===== SUPPLIED RECORDS

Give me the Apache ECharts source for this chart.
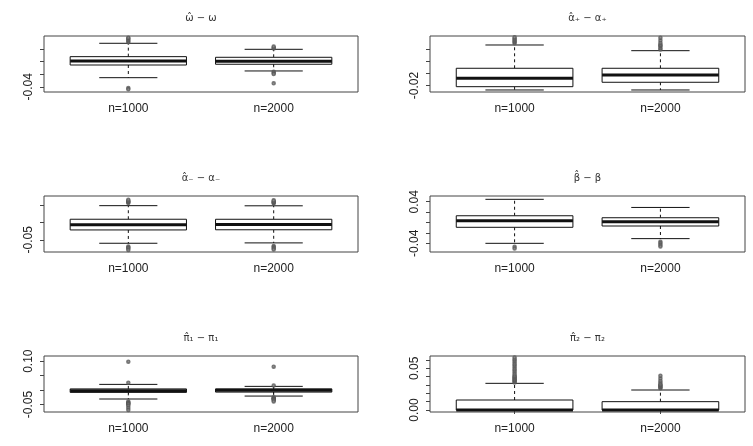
<!DOCTYPE html>
<html>
<head>
<meta charset="utf-8">
<script src="https://cdn.jsdelivr.net/npm/echarts@6/dist/echarts.min.js"></script>
<style>
  html, body { margin: 0; padding: 0; background: #fff; }
  #chart { width: 753px; height: 446px; }
</style>
</head>
<body>
<div id="chart"></div>
<script>
  var groups = ['n=1000', 'n=2000']
  var titles = ['ω̂ − ω', 'α̂₊ − α₊', 'α̂₋ − α₋', 'β̂ − β', 'π̂₁ − π₁', 'π̂₂ − π₂']

  // [lower whisker, Q1, median, Q3, upper whisker] for n=1000 and n=2000
  var omegaStats = [[-0.0255, -0.0053, 0.001, 0.008, 0.0293], [-0.0148, -0.0041, 0.0006, 0.007, 0.0197]]
  var omegaOut = [[0.031, 0.033, 0.035, 0.037, 0.038, -0.042, -0.044], [0.021, 0.022, 0.024, -0.016, -0.018, -0.0195, -0.0344]]
  var alphaPStats = [[-0.0273, -0.0219, -0.0082, 0.0082, 0.0463], [-0.0273, -0.0147, -0.0028, 0.0082, 0.037]]
  var alphaPOut = [[0.049, 0.051, 0.053, 0.055, 0.057, 0.059], [0.039, 0.041, 0.044, 0.0455, 0.047, 0.050, 0.054, 0.058]]
  var alphaMStats = [[-0.060, -0.022, -0.0069, 0.0086, 0.0474], [-0.059, -0.0215, -0.0065, 0.0085, 0.047]]
  var alphaMOut = [[0.055, 0.057, 0.059, 0.061, 0.064, -0.069, -0.072, -0.075, -0.079], [0.054, 0.056, 0.058, 0.060, 0.063, -0.068, -0.071, -0.074, -0.078]]
  var betaStats = [[-0.040, -0.0092, 0.0035, 0.013, 0.0446], [-0.031, -0.0067, 0.0015, 0.0092, 0.029]]
  var betaOut = [[-0.0465, -0.050], [-0.037, -0.040, -0.043, -0.046]]
  var pi1Stats = [[-0.031, -0.008, -0.002, 0.004, 0.0197], [-0.0208, -0.007, -0.001, 0.004, 0.0128]]
  var pi1Out = [[0.098, 0.025, -0.040, -0.043, -0.046, -0.047, -0.050, -0.055, -0.062, -0.069], [0.081, 0.016, -0.025, -0.028, -0.029, -0.030, -0.032, -0.035, -0.040]]
  var pi2Stats = [[0, 0, 0, 0.012, 0.032], [0, 0, 0, 0.010, 0.024]]
  var pi2Out = [[0.033, 0.034, 0.035, 0.036, 0.037, 0.038, 0.039, 0.040, 0.041, 0.043, 0.045, 0.047, 0.049, 0.051, 0.053, 0.055, 0.057, 0.059, 0.061, 0.063],
                [0.026, 0.027, 0.028, 0.029, 0.030, 0.031, 0.033, 0.035, 0.038, 0.041]]

  // y limits, tick values and the tick labels that R actually printed
  var yLimits = [[-0.0483, 0.0409], [-0.0306, 0.061], [-0.085, 0.075], [-0.0567, 0.051], [-0.076, 0.118], [-0.0024, 0.0648]]
  var yTicks = [[-0.04, -0.02, 0, 0.02], [-0.02, 0, 0.02, 0.04], [-0.05, 0, 0.05], [-0.04, -0.02, 0, 0.02, 0.04],
                [-0.05, 0, 0.05, 0.10], [0, 0.01, 0.02, 0.03, 0.04, 0.05, 0.06]]
  var yLabels = [[-0.04], [-0.02], [-0.05], [-0.04, 0.04], [-0.05, 0.10], [0, 0.05]]

  var statsList = [omegaStats, alphaPStats, alphaMStats, betaStats, pi1Stats, pi2Stats]
  var outList = [omegaOut, alphaPOut, alphaMOut, betaOut, pi1Out, pi2Out]

  var colLeft = [44, 430]
  var colWidth = [314, 315]
  var rowTop = [36, 196, 356]
  var rowHeight = 56
  var ink = '#111'

  function renderBox(params, api) {
    var x = api.value(0)
    var cx = api.coord([x, 0])[0]
    var yLo = api.coord([x, api.value(1)])[1]
    var yQ1 = api.coord([x, api.value(2)])[1]
    var yMed = api.coord([x, api.value(3)])[1]
    var yQ3 = api.coord([x, api.value(4)])[1]
    var yHi = api.coord([x, api.value(5)])[1]
    var bl = api.coord([x - 0.4, 0])[0], br = api.coord([x + 0.4, 0])[0]
    var sl = api.coord([x - 0.2, 0])[0], sr = api.coord([x + 0.2, 0])[0]
    var dash = {stroke: ink, lineWidth: 1, lineDash: [3, 3]}
    var solid = {stroke: ink, lineWidth: 1}
    return {
      type: 'group',
      children: [
        {type: 'line', shape: {x1: cx, y1: yQ1, x2: cx, y2: yLo}, style: dash},
        {type: 'line', shape: {x1: cx, y1: yQ3, x2: cx, y2: yHi}, style: dash},
        {type: 'line', shape: {x1: sl, y1: yLo, x2: sr, y2: yLo}, style: solid},
        {type: 'line', shape: {x1: sl, y1: yHi, x2: sr, y2: yHi}, style: solid},
        {type: 'rect', shape: {x: bl, y: yQ3, width: br - bl, height: yQ1 - yQ3}, style: {fill: '#fff', stroke: ink, lineWidth: 1}},
        {type: 'line', shape: {x1: bl, y1: yMed, x2: br, y2: yMed}, style: {stroke: ink, lineWidth: 3}}
      ]
    }
  }

  var grid = [], xAxis = [], yAxis = [], series = [], graphic = []
  for (var i = 0; i < 6; i++) {
    var col = i % 2, row = Math.floor(i / 2)
    grid.push({
      left: colLeft[col], top: rowTop[row], width: colWidth[col], height: rowHeight,
      show: true, borderColor: '#444', borderWidth: 1
    })
    xAxis.push({
      type: 'value', gridIndex: i, min: 0.42, max: 2.58,
      axisLine: {show: false}, splitLine: {show: false},
      axisTick: {customValues: [1, 2], length: 4, lineStyle: {color: '#444'}},
      axisLabel: {
        customValues: [1, 2], margin: 11, fontSize: 12, color: '#222', fontFamily: 'Liberation Sans, Arial',
        formatter: function (v) { return groups[Math.round(v) - 1] }
      }
    })
    yAxis.push({
      type: 'value', gridIndex: i, min: yLimits[i][0], max: yLimits[i][1],
      axisLine: {show: false}, splitLine: {show: false},
      axisTick: {customValues: yTicks[i], length: 4, lineStyle: {color: '#444'}},
      axisLabel: {
        customValues: yLabels[i], rotate: 90, margin: 9, fontSize: 12, color: '#222', fontFamily: 'Liberation Sans, Arial',
        formatter: function (v) { return v.toFixed(2) }
      }
    })
    var boxData = statsList[i].map(function (s, g) { return [g + 1].concat(s) })
    series.push({
      type: 'custom', xAxisIndex: i, yAxisIndex: i,
      renderItem: renderBox,
      encode: {x: 0, y: [1, 2, 3, 4, 5]},
      data: boxData
    })
    var pts = []
    outList[i].forEach(function (vals, g) {
      vals.forEach(function (v) { pts.push([g + 1, v]) })
    })
    series.push({
      type: 'scatter', xAxisIndex: i, yAxisIndex: i,
      symbol: 'emptyCircle', symbolSize: 2.5,
      itemStyle: {color: '#555', borderWidth: 0.6},
      data: pts
    })
    graphic.push({
      type: 'text',
      x: colLeft[col] + colWidth[col] / 2, y: rowTop[row] - 17.5,
      style: {
        text: titles[i], fontSize: 10, fontFamily: 'DejaVu Sans', fill: '#333',
        textAlign: 'center', textVerticalAlign: 'middle'
      }
    })
  }

  var myChart = echarts.init(document.getElementById('chart'))
  myChart.setOption({
    animation: false,
    grid: grid,
    xAxis: xAxis,
    yAxis: yAxis,
    series: series,
    graphic: graphic
  })
</script>
</body>
</html>
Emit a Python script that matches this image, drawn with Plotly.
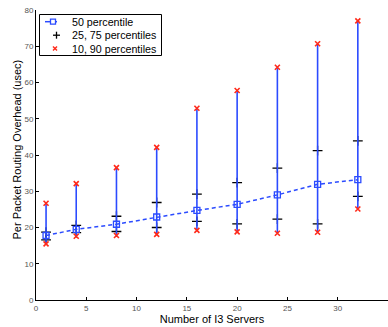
import plotly.graph_objects as go

servers = [1, 4, 8, 12, 16, 20, 24, 28, 32]
p50 = [17.8, 19.5, 20.9, 22.9, 24.7, 26.4, 29.0, 31.9, 33.2]
p25 = [16.6, 18.6, 18.9, 20.0, 21.7, 21.0, 22.3, 21.0, 28.6]
p75 = [18.7, 20.6, 23.1, 26.9, 29.2, 32.4, 36.4, 41.2, 43.9]
p10 = [15.5, 17.6, 17.8, 18.1, 19.2, 18.8, 18.4, 18.7, 25.1]
p90 = [26.7, 32.1, 36.5, 42.1, 52.9, 57.8, 64.2, 70.7, 77.0]
legend_labels = ["50 percentile", "25, 75 percentiles", "10, 90 percentiles"]

BLUE = "#2b4bff"
RED = "#ff2a1a"
FONT = "Liberation Sans, Arial, sans-serif"

W, H = 388, 327
ML, MR, MT, MB = 36, 0, 10, 27
PW, PH = W - ML - MR, H - MT - MB


def px(x):
    return (x - ML) / PW


def py(y):
    return (H - MB - y) / PH


fig = go.Figure()

# 25/75 percentiles as black crosses (beneath the blue whiskers)
fig.add_trace(go.Scatter(
    x=servers + servers, y=p25 + p75, mode="markers", showlegend=False,
    marker=dict(symbol="cross-thin", size=7, line=dict(color="black", width=1.3)),
))

# Whiskers 10th-90th percentile, with dashed median line
fig.add_trace(go.Scatter(
    x=servers, y=p50, mode="lines+markers", showlegend=False,
    line=dict(color=BLUE, width=1.5, dash="4px,3px"),
    marker=dict(symbol="square-open", size=6, color=BLUE, line=dict(width=1.3, color=BLUE)),
    error_y=dict(type="data", symmetric=False,
                 array=[a - b for a, b in zip(p90, p50)],
                 arrayminus=[b - a for a, b in zip(p10, p50)],
                 color=BLUE, thickness=1.6, width=0),
))

# 10/90 percentiles as red x markers
fig.add_trace(go.Scatter(
    x=servers + servers, y=p10 + p90, mode="markers", showlegend=False,
    marker=dict(symbol="x-thin", size=5, line=dict(color=RED, width=1.6)),
))

# ---- manual legend (box, symbols, text) ----
shapes = []
shapes.append(dict(type="rect", xref="paper", yref="paper",
                   x0=px(39.5), x1=px(161.5), y0=py(55.5), y1=py(14.5),
                   line=dict(color="black", width=1), fillcolor="white", layer="above"))
rows = [21.7, 35.2, 48.5]
# row 1: blue line + open square
shapes.append(dict(type="line", xref="paper", yref="paper", x0=px(45), x1=px(57),
                   y0=py(rows[0]), y1=py(rows[0]), line=dict(color=BLUE, width=1.5), layer="above"))
shapes.append(dict(type="rect", xref="paper", yref="paper", x0=px(50.5), x1=px(55.5),
                   y0=py(rows[0] + 2.5), y1=py(rows[0] - 2.5),
                   line=dict(color=BLUE, width=1.3), fillcolor="white", layer="above"))
# row 2: black plus
shapes.append(dict(type="line", xref="paper", yref="paper", x0=px(53), x1=px(60),
                   y0=py(rows[1]), y1=py(rows[1]), line=dict(color="black", width=1.3), layer="above"))
shapes.append(dict(type="line", xref="paper", yref="paper", x0=px(56.5), x1=px(56.5),
                   y0=py(rows[1] - 3.5), y1=py(rows[1] + 3.5), line=dict(color="black", width=1.3), layer="above"))
# row 3: red x
for dy in (-2, 2):
    shapes.append(dict(type="line", xref="paper", yref="paper", x0=px(53), x1=px(57),
                       y0=py(rows[2] - dy), y1=py(rows[2] + dy), line=dict(color=RED, width=1.5), layer="above"))

annotations = []
for label, r in zip(legend_labels, rows):
    annotations.append(dict(text=label, xref="paper", yref="paper", x=px(70), y=py(r),
                            xanchor="left", yanchor="middle", showarrow=False,
                            font=dict(size=10.7, family=FONT, color="black")))

# y-axis title placed as rotated annotation
annotations.append(dict(text="Per Packet Routing Overhead (usec)", xref="paper", yref="paper",
                        x=px(16.5), y=py(150), xanchor="center", yanchor="middle",
                        textangle=-90, showarrow=False,
                        font=dict(size=11, family=FONT, color="black")))

fig.update_layout(
    width=W, height=H,
    margin=dict(l=ML, r=MR, t=MT, b=MB),
    paper_bgcolor="white", plot_bgcolor="white",
    font=dict(family=FONT, color="black"),
    showlegend=False, shapes=shapes, annotations=annotations,
)

fig.update_xaxes(range=[0, 35], tickvals=[0, 5, 10, 15, 20, 25, 30, 35],
                 ticks="inside", ticklen=3, tickcolor="black",
                 showline=True, linecolor="black", linewidth=1, mirror=False,
                 showgrid=False, zeroline=False,
                 tickfont=dict(size=8, color="#555555", family=FONT),
                 title=dict(text="Number of I3 Servers", font=dict(size=11, family=FONT), standoff=3))
fig.update_yaxes(range=[0, 80], tickvals=[0, 10, 20, 30, 40, 50, 60, 70, 80],
                 ticks="inside", ticklen=3, tickcolor="black",
                 showline=True, linecolor="black", linewidth=1, mirror=False,
                 showgrid=False, zeroline=False, ticklabelstandoff=0,
                 tickfont=dict(size=8, color="#555555", family=FONT))

fig.write_html("out.html")
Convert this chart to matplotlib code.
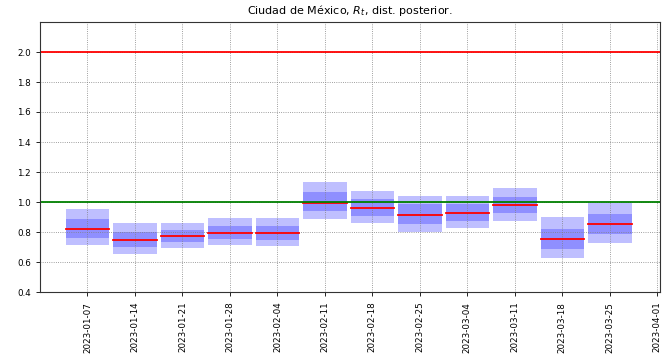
import numpy as np
import pandas as pd
import matplotlib
matplotlib.use('Agg')
import matplotlib.pyplot as plt
import matplotlib.dates as mdates

# weekly posterior summaries of R_t
weeks = ['2023-01-07', '2023-01-14', '2023-01-21', '2023-01-28', '2023-02-04',
         '2023-02-11', '2023-02-18', '2023-02-25', '2023-03-04', '2023-03-11',
         '2023-03-18', '2023-03-25']
q05 = [0.711, 0.653, 0.696, 0.711, 0.705, 0.885, 0.862, 0.802, 0.829, 0.875, 0.629, 0.727]
q25 = [0.762, 0.698, 0.733, 0.753, 0.747, 0.940, 0.907, 0.855, 0.875, 0.929, 0.687, 0.787]
q50 = [0.822, 0.747, 0.773, 0.795, 0.793, 0.996, 0.958, 0.916, 0.929, 0.980, 0.751, 0.851]
q75 = [0.885, 0.802, 0.813, 0.840, 0.840, 1.065, 1.018, 0.985, 0.985, 1.033, 0.820, 0.920]
q95 = [0.953, 0.858, 0.858, 0.891, 0.891, 1.131, 1.075, 1.042, 1.042, 1.093, 0.898, 0.995]

tick_dates = weeks + ['2023-04-01']

dates = pd.to_datetime(weeks)
half = pd.Timedelta(days=3.2)

fig = plt.figure(figsize=(6.68, 3.56), dpi=100)
ax = fig.add_axes([40 / 668, 1 - 292 / 356, 620 / 668, 270 / 356])

for d, a, b, c, e, m in zip(dates, q05, q25, q75, q95, q50):
    x0, x1 = mdates.date2num(d - half), mdates.date2num(d + half)
    ax.fill_between([x0, x1], a, e, color='blue', alpha=0.25, lw=0)
    ax.fill_between([x0, x1], b, c, color='blue', alpha=0.25, lw=0)
    ax.plot([x0, x1], [m, m], color='red', lw=1.3)

ax.axhline(2.0, color='red', lw=1.3)
ax.axhline(1.0, color='green', lw=1.3)

ax.set_ylim(0.4, 2.2)
ax.set_yticks(np.arange(0.4, 2.01, 0.2))
ax.set_xlim(mdates.date2num(pd.Timestamp('2022-12-31')),
            mdates.date2num(pd.Timestamp('2023-04-01') + pd.Timedelta(days=0.4)))
ax.set_xticks(mdates.date2num(pd.to_datetime(tick_dates)))
ax.set_xticklabels(tick_dates, rotation=90)
ax.tick_params(labelsize=6.3, length=3, width=0.6)
ax.tick_params(axis='x', pad=4)
ax.grid(True, ls=':', color='gray', lw=0.6)
for s in ax.spines.values():
    s.set_linewidth(0.8)
    s.set_color('#333333')

ax.set_title('Ciudad de México, $R_t$, dist. posterior.', fontsize=8)

fig.savefig('out.png', dpi=100)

==========

→ WHAT THIS TASK INVOLVES
Show every line above in which the word "with" occurs.

→ REPLY TO THE TASK
Emit a Python script that matches this image, drawn with Plotly.
# Whiskers 10th-90th percentile, with dashed median line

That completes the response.